[Begin EXTRACTED INFORMATION]
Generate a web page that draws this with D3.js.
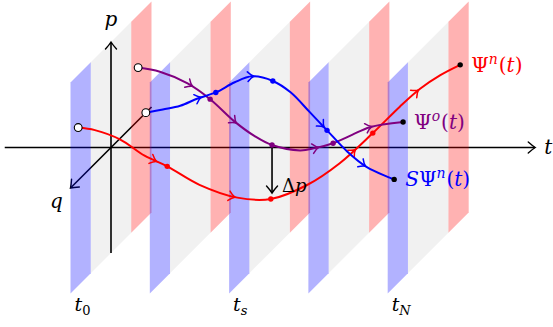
<!DOCTYPE html>
<html>
<head>
<meta charset="utf-8">
<script src="https://cdn.jsdelivr.net/npm/d3@7"></script>
<style>
  body { margin: 0; background: #fff; }
  svg { display: block; }
</style>
</head>
<body>
<div id="chart"></div>
<script>
// slabs (time planes) and their labels
const slabTimes = [0, 1, 2, 3, 4];
const labelTimes = [0, 2, 4];
const labelSubs = ['0', 's', 'N'];

// trajectories, as (t, q, p)
const redT = [0, 0.19, 0.47, 0.74, 1, 1.32, 1.68, 2, 2.36, 2.67, 3, 3.30, 3.53, 3.76, 4];
const redQ = [0.81, 0.77, 0.69, 0.62, 0.57, 0.40, 0.17, -0.03, -0.22, -0.42, -0.59, -0.67, -0.72, -0.77, -0.79];
const redP = [0.50, 0.46, 0.34, 0.16, 0.04, -0.20, -0.41, -0.50, -0.44, -0.31, -0.09, 0.13, 0.28, 0.39, 0.48];

const purpleT = [0, 0.30, 0.69, 1, 1.40, 1.73, 2, 2.46, 2.70, 3, 3.28, 3.54, 4];
const purpleQ = [-0.67, -0.62, -0.54, -0.49, -0.32, -0.17, -0.06, 0.15, 0.25, 0.39, 0.47, 0.54, 0.62];
const purpleP = [0.50, 0.48, 0.40, 0.27, 0.12, 0.04, 0.00, 0.03, 0.09, 0.19, 0.30, 0.40, 0.48];

const blueT = [0, 0.24, 0.48, 0.74, 1, 1.31, 1.60, 2, 2.30, 2.66, 3, 3.32, 3.62, 4];
const blueQ = [-0.86, -0.81, -0.77, -0.69, -0.63, -0.49, -0.35, -0.08, 0.07, 0.30, 0.54, 0.67, 0.77, 0.84];
const blueP = [0.00, 0.05, 0.10, 0.20, 0.28, 0.43, 0.54, 0.60, 0.55, 0.45, 0.37, 0.22, 0.11, 0.02];

// where the direction marks sit, as fraction of path length
const arrowFracs = [0.19, 0.385, 0.69, 0.885];

const width = 553, height = 327;
const serif = 'DejaVu Serif';

const svg = d3.select('#chart').append('svg')
  .attr('width', width)
  .attr('height', height)
  .style('font-family', serif);

// oblique projection: q goes toward the viewer, down-left at 45 degrees
const tS = d3.scaleLinear().domain([0, 4]).range([111, 428.2]);
const pS = d3.scaleLinear().domain([-1, 1]).range([253, 42]);
const qS = d3.scaleLinear().domain([-1, 1]).range([-40.5, 40.5]);
const proj = (t, q, p) => [tS(t) - qS(q), pS(p) + qS(q)];

const g = svg.append('g');

function axisArrow(sel, x, y, ang, color) {
  sel.append('path')
    .attr('d', 'M-7,-5.5 Q-2.5,-1.5 0,0 Q-2.5,1.5 -7,5.5')
    .attr('transform', `translate(${x},${y}) rotate(${ang})`)
    .attr('fill', 'none')
    .attr('stroke', color)
    .attr('stroke-width', 1.4)
    .attr('stroke-linecap', 'round');
}

// axes (under the slabs)
const axes = g.append('g').attr('class', 'axes');
const pA = proj(0, 0, -1), pB = proj(0, 0, 1);
axes.append('line').attr('x1', pA[0]).attr('y1', pA[1]).attr('x2', pB[0]).attr('y2', pB[1] + 0.5)
  .attr('stroke', '#000').attr('stroke-width', 1.6);
axisArrow(axes, pB[0], pB[1], -90, '#000');

const qA = proj(0, -1, 0), qB = proj(0, 1, 0);
axes.append('line').attr('x1', qA[0]).attr('y1', qA[1]).attr('x2', qB[0] + 0.5).attr('y2', qB[1] - 0.5)
  .attr('stroke', '#000').attr('stroke-width', 1.6);
axisArrow(axes, qB[0], qB[1], 135, '#000');

const tA = proj(-1.34, 0, 0), tB = proj(5.35, 0, 0);
axes.append('line').attr('x1', tA[0]).attr('y1', tA[1]).attr('x2', tB[0] - 0.5).attr('y2', tB[1])
  .attr('stroke', '#000').attr('stroke-width', 1.6);
axisArrow(axes, tB[0], tB[1], 0, '#000');

// slabs: front strip blue, middle grey, back strip red
const bands = [
  { q0: 1, q1: 0.5, fill: 'rgba(0,0,255,0.3)' },
  { q0: 0.5, q1: -0.5, fill: 'rgba(0,0,0,0.055)' },
  { q0: -0.5, q1: -1, fill: 'rgba(255,0,0,0.3)' }
];
const slabs = g.append('g').attr('class', 'slabs');
slabTimes.forEach(t => {
  bands.forEach(b => {
    const pts = [proj(t, b.q0, -1), proj(t, b.q0, 1), proj(t, b.q1, 1), proj(t, b.q1, -1)];
    slabs.append('polygon')
      .attr('points', pts.map(d => d.join(',')).join(' '))
      .attr('fill', b.fill);
  });
});

// slab labels
labelTimes.forEach((t, i) => {
  const c = proj(t, 1, -1);
  const txt = g.append('text')
    .attr('x', c[0] + 4)
    .attr('y', c[1] + 17)
    .attr('font-size', 19);
  txt.append('tspan').attr('font-style', 'italic').text('t');
  txt.append('tspan').attr('font-size', 13).attr('dy', 4)
    .attr('font-style', labelSubs[i] === '0' ? 'normal' : 'italic').text(labelSubs[i]);
});

const line = d3.line().curve(d3.curveCatmullRom.alpha(0.5));

const curves = [
  { T: redT, Q: redQ, P: redP, color: '#ff0000' },
  { T: purpleT, Q: purpleQ, P: purpleP, color: '#800080' },
  { T: blueT, Q: blueQ, P: blueP, color: '#0000ff' }
];

const curveLayer = g.append('g').attr('class', 'curves');
curves.forEach(c => {
  c.pts = c.T.map((t, i) => proj(t, c.Q[i], c.P[i]));
  const path = curveLayer.append('path')
    .attr('d', line(c.pts))
    .attr('fill', 'none')
    .attr('stroke', c.color)
    .attr('stroke-width', 2);
  const node = path.node();
  const L = node.getTotalLength();
  arrowFracs.forEach(f => {
    const a = node.getPointAtLength(f * L - 1.5);
    const b = node.getPointAtLength(f * L + 1.5);
    const m = node.getPointAtLength(f * L);
    const ang = Math.atan2(b.y - a.y, b.x - a.x) * 180 / Math.PI;
    curveLayer.append('path')
      .attr('d', 'M-4,-4.8 Q-0.5,-0.9 2.2,0 Q-0.5,0.9 -4,4.8')
      .attr('transform', `translate(${m.x},${m.y}) rotate(${ang})`)
      .attr('fill', 'none')
      .attr('stroke', c.color)
      .attr('stroke-width', 1.5)
      .attr('stroke-linecap', 'round');
  });
});

// Delta p arrow between Psi^o and Psi^n at t_s
const ds = proj(2, purpleQ[purpleT.indexOf(2)], purpleP[purpleT.indexOf(2)]);
const de = proj(2, redQ[redT.indexOf(2)], redP[redT.indexOf(2)]);
g.append('line')
  .attr('x1', ds[0]).attr('y1', ds[1]).attr('x2', ds[0]).attr('y2', de[1] - 6)
  .attr('stroke', '#000').attr('stroke-width', 1.6);
axisArrow(g, ds[0], de[1] - 6, 90, '#000');
const dp = g.append('text').attr('x', ds[0] + 10).attr('y', de[1] - 7).attr('font-size', 18);
dp.append('tspan').text('Δ');
dp.append('tspan').attr('font-style', 'italic').text('p');

// markers
const marks = g.append('g').attr('class', 'marks');
curves.forEach(c => {
  c.T.forEach((t, i) => {
    if (!Number.isInteger(t)) return;
    const [x, y] = c.pts[i];
    if (t === 0) {
      marks.append('circle').attr('cx', x).attr('cy', y).attr('r', 3.9)
        .attr('fill', '#fff').attr('stroke', '#000').attr('stroke-width', 1.1);
    } else if (t === 4) {
      marks.append('circle').attr('cx', x).attr('cy', y).attr('r', 2.7).attr('fill', '#000');
    } else {
      marks.append('circle').attr('cx', x).attr('cy', y).attr('r', 2.7).attr('fill', c.color);
    }
  });
});

// curve labels
const labels = [
  { c: curves[0], pre: '', sup: 'n' },
  { c: curves[1], pre: '', sup: 'o' },
  { c: curves[2], pre: 'S', sup: 'n' }
];
labels.forEach(l => {
  const end = l.c.pts[l.c.pts.length - 1];
  const txt = g.append('text')
    .attr('x', end[0] + 11)
    .attr('y', end[1] + 7)
    .attr('font-size', 20)
    .attr('fill', l.c.color);
  if (l.pre) txt.append('tspan').attr('font-style', 'italic').text(l.pre);
  txt.append('tspan').text('Ψ');
  txt.append('tspan').attr('font-size', 14).attr('font-style', 'italic').attr('dy', -8).text(l.sup);
  txt.append('tspan').attr('dy', 8).attr('dx', 1).text('(');
  txt.append('tspan').attr('font-style', 'italic').text('t');
  txt.append('tspan').text(')');
});

// axis labels
g.append('text').attr('x', pB[0]).attr('y', pB[1] - 16).attr('text-anchor', 'middle')
  .attr('font-size', 20).attr('font-style', 'italic').text('p');
g.append('text').attr('x', qB[0] - 14).attr('y', qB[1] + 20).attr('text-anchor', 'middle')
  .attr('font-size', 20).attr('font-style', 'italic').text('q');
g.append('text').attr('x', tB[0] + 9).attr('y', tB[1] + 6)
  .attr('font-size', 20).attr('font-style', 'italic').text('t');
</script>
</body>
</html>
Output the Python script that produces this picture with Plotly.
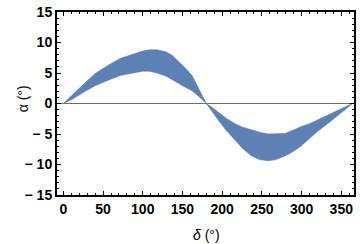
import plotly.graph_objects as go

# band of simulated points: delta (deg) with upper / lower alpha envelope (deg)
delta = [0, 10, 25, 40, 58, 72, 87, 100, 108, 118, 129, 137, 145, 153, 162, 171, 180,
         187, 195, 205, 216, 226, 237, 247, 258, 268, 279, 289, 299, 310, 320, 331, 341, 353, 364]
alpha_upper = [0, 1.3, 3.1, 4.9, 6.4, 7.4, 8.1, 8.6, 8.8, 8.8, 8.5, 7.9, 6.9, 5.9, 4.6, 2.4, 0,
               -0.6, -1.4, -2.4, -3.3, -3.9, -4.3, -4.7, -5.0, -5.0, -4.9, -4.4, -3.8, -3.3, -2.7, -2.0, -1.4, -0.7, 0]
alpha_lower = [0, 0.6, 1.8, 2.9, 3.9, 4.6, 5.0, 5.3, 5.3, 5.0, 4.5, 4.0, 3.3, 2.7, 2.1, 1.1, 0,
               -1.2, -2.7, -4.4, -6.0, -7.4, -8.6, -9.2, -9.4, -9.2, -8.6, -7.9, -7.0, -5.8, -4.6, -3.5, -2.5, -1.2, 0]

x_ticks = [0, 50, 100, 150, 200, 250, 300, 350]
y_ticks = [-15, -10, -5, 0, 5, 10, 15]
y_ticktext = ["\u2212 15", "\u2212 10", "\u2212 5", "0", "5", "10", "15"]

band_x = delta + delta[::-1]
band_y = alpha_upper + alpha_lower[::-1]

fig = go.Figure()
fig.add_trace(go.Scatter(x=band_x, y=band_y, fill="toself", mode="lines",
                         line=dict(width=0.6, color="rgb(94,129,181)"),
                         fillcolor="rgb(94,129,181)", hoverinfo="skip", showlegend=False))

font_tick = dict(family="Liberation Sans", size=14, color="black")
font_title = dict(family="Liberation Sans", size=14, color="black")

fig.update_layout(
    width=360, height=244,
    margin=dict(l=57, r=4, t=10, b=49),
    paper_bgcolor="white", plot_bgcolor="white",
    showlegend=False,
    xaxis=dict(range=[-8, 366], tickvals=x_ticks, ticktext=["<b>%d</b>" % v for v in x_ticks],
               ticks="inside", ticklen=4, tickwidth=1.2, tickcolor="black",
               showline=True, linewidth=2, linecolor="black", mirror="allticks",
               showgrid=False, zeroline=False, tickfont=font_tick,
               minor=dict(dtick=10, tick0=0, ticks="inside", ticklen=2, tickwidth=1, tickcolor="black")),
    yaxis=dict(range=[-15, 15], tickvals=y_ticks, ticktext=["<b>%s</b>" % t for t in y_ticktext],
               ticks="inside", ticklen=4, tickwidth=1.2, tickcolor="black",
               showline=True, linewidth=2, linecolor="black", mirror="allticks",
               showgrid=False, zeroline=True, zerolinecolor="rgb(110,110,110)", zerolinewidth=1,
               tickfont=font_tick,
               minor=dict(dtick=1, tick0=0, ticks="inside", ticklen=2, tickwidth=1, tickcolor="black")),
    annotations=[
        dict(text="<i>δ</i> (°)", xref="paper", yref="paper", x=0.5017, y=-0.216,
             showarrow=False, xanchor="center", yanchor="middle", font=font_title),
        dict(text="α (°)", xref="paper", yref="paper", x=-0.1137, y=0.524, textangle=-90,
             showarrow=False, xanchor="center", yanchor="middle", font=font_title),
    ],
)

fig.write_html("out.html", config={"displayModeBar": False},
               post_script="document.body.style.margin='0';document.body.style.overflow='hidden';")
[End EXTRACTED INFORMATION]
* PROMPT: Repeat the lines between those holding "Output the Python" and "import plotly.graph_objects as go", inclusive. Pictures stay out.

* ANSWER:
Output the Python script that produces this picture with Plotly.
import plotly.graph_objects as go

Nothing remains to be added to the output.